Pour parler confinement, qui de mieux qu’Ignatius, le « héros » de ce chef d’oeuvre de la littérature américaine ? À trente ans passés, l’homme à l’épaisse silhouette et à l’inamovible casquette de chasseur vit encore chez son acariâtre mère à la Nouvelle-Orléans, cloîtré dans sa chambre où il pratique avec assiduité l’onanisme et l’écriture d’un ouvrage qu’il considère comme un chef-d’oeuvre.
Seulement voilà : le foyer bat de l’aile, et les comptes sont dans le rouge. Sa mère lui ordonne de trouver un travail, et voici notre héros lancé dans une quête qui le verra occuper des petits boulots prétextes à de grandes péripéties. Le tout avec une galerie de personnages hétéroclite, d’Ignatius et sa mère à Gus Lévy, patron d’une fabrique de blue-jeans au bord du divorce, en passant par la complètement barrée Myrna Minkoff, peut-être la seule amie de notre héros.

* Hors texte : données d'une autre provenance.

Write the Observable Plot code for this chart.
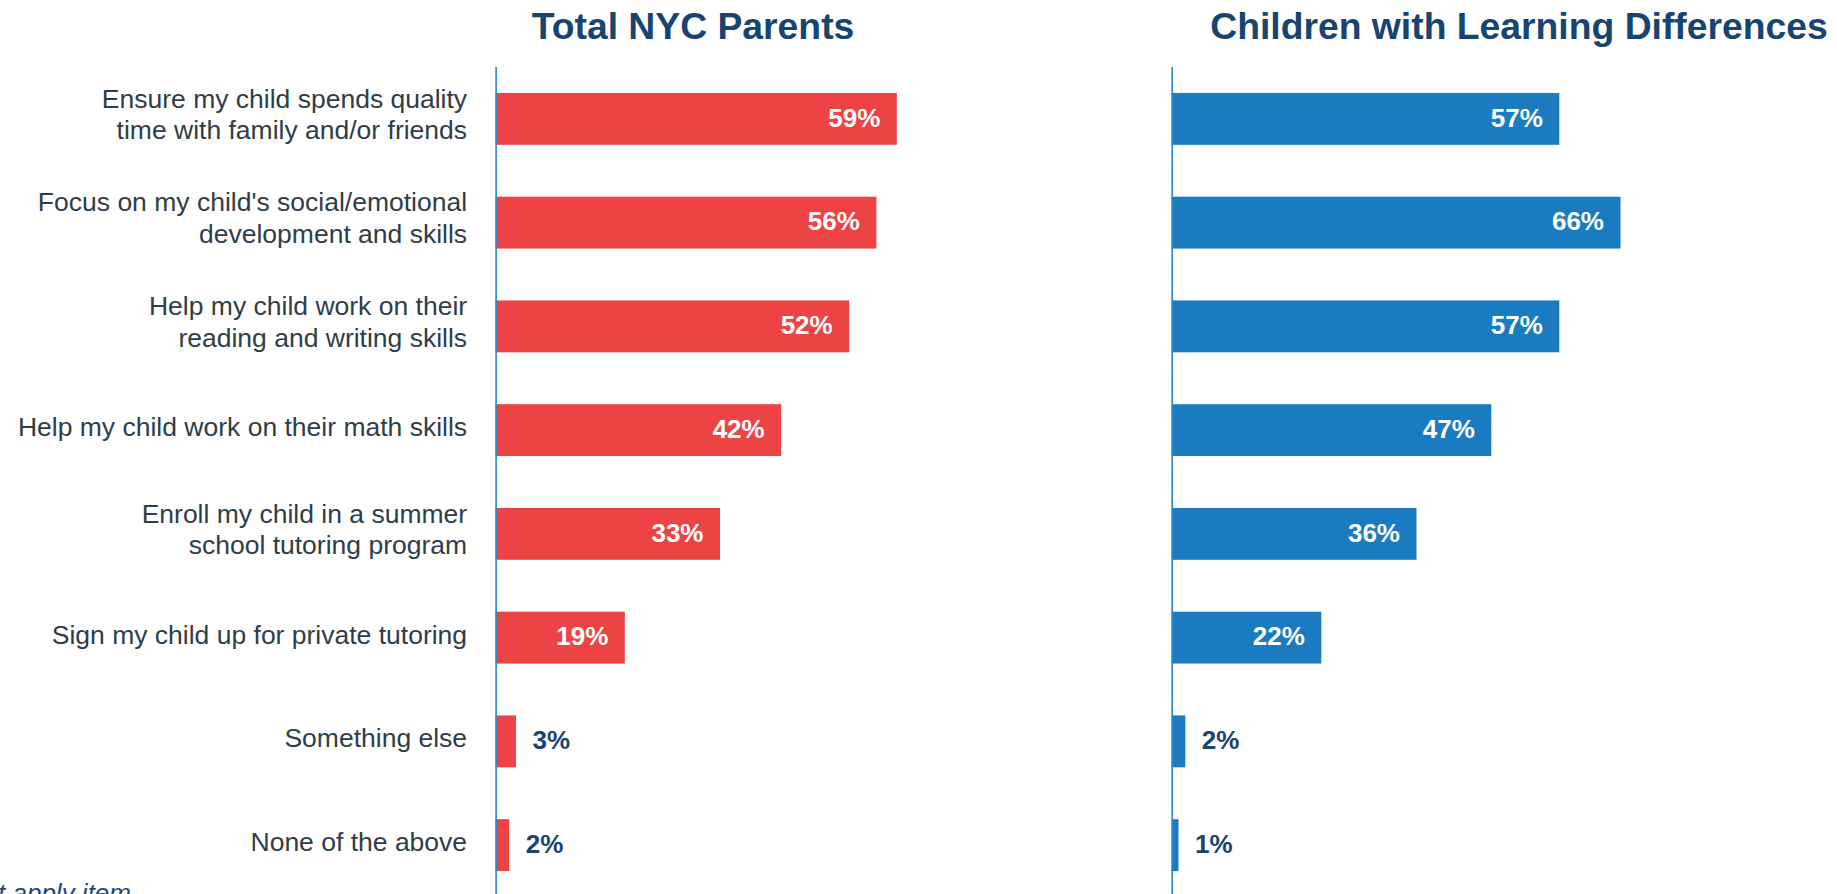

Ignatius est un héros inclassable, incompris, à l’étroit autant dans sa chambre que dans son époque. Un isolement qu’il combat avec un humour désespéré mais irrésistible et un sens de la désobéissance devant l’autorité qui confine à l’anarchisme. Un personnage complexe et terriblement attachant, comme très peu dans la littérature moderne.
Un roman précurseur et maudit
La Conjuration des imbéciles n’est pas qu’un excellent roman, dont les 534 pages se lisent avec délectation et sans aucune difficulté, c’est aussi un roman précurseur et maudit. Écrit dans les années 1960, il présente un style cinématographique avant-gardiste pour son époque. Trop : malgré ses efforts, Toole ne parvient pas à le faire publier. Il se suicide de dépit le 26 mars 1969 à l’âge de 31 ans seulement.
Finalement, c’est sa mère qui parviendra à faire publier cet ouvrage. Ne ménageant pas ses efforts, elle réussit à faire lire le manuscrit à l’écrivain à succès Walker Percy en 1976. Celui-ci comprend dès les premières pages qu’il a affaire à un chef-d’oeuvre et convainc son éditeur de le publier en 1980.
Depuis, La Conjuration des imbéciles a été traduit en dix-huit langues et s’est écoulé à plus d’un million et demi d’exemplaires. On ne saurait trop conseiller de vous en procurer un. Le site des Librairies indépendantes sera votre allié, pour une dizaine d’euros chez l’éditeur 10-18.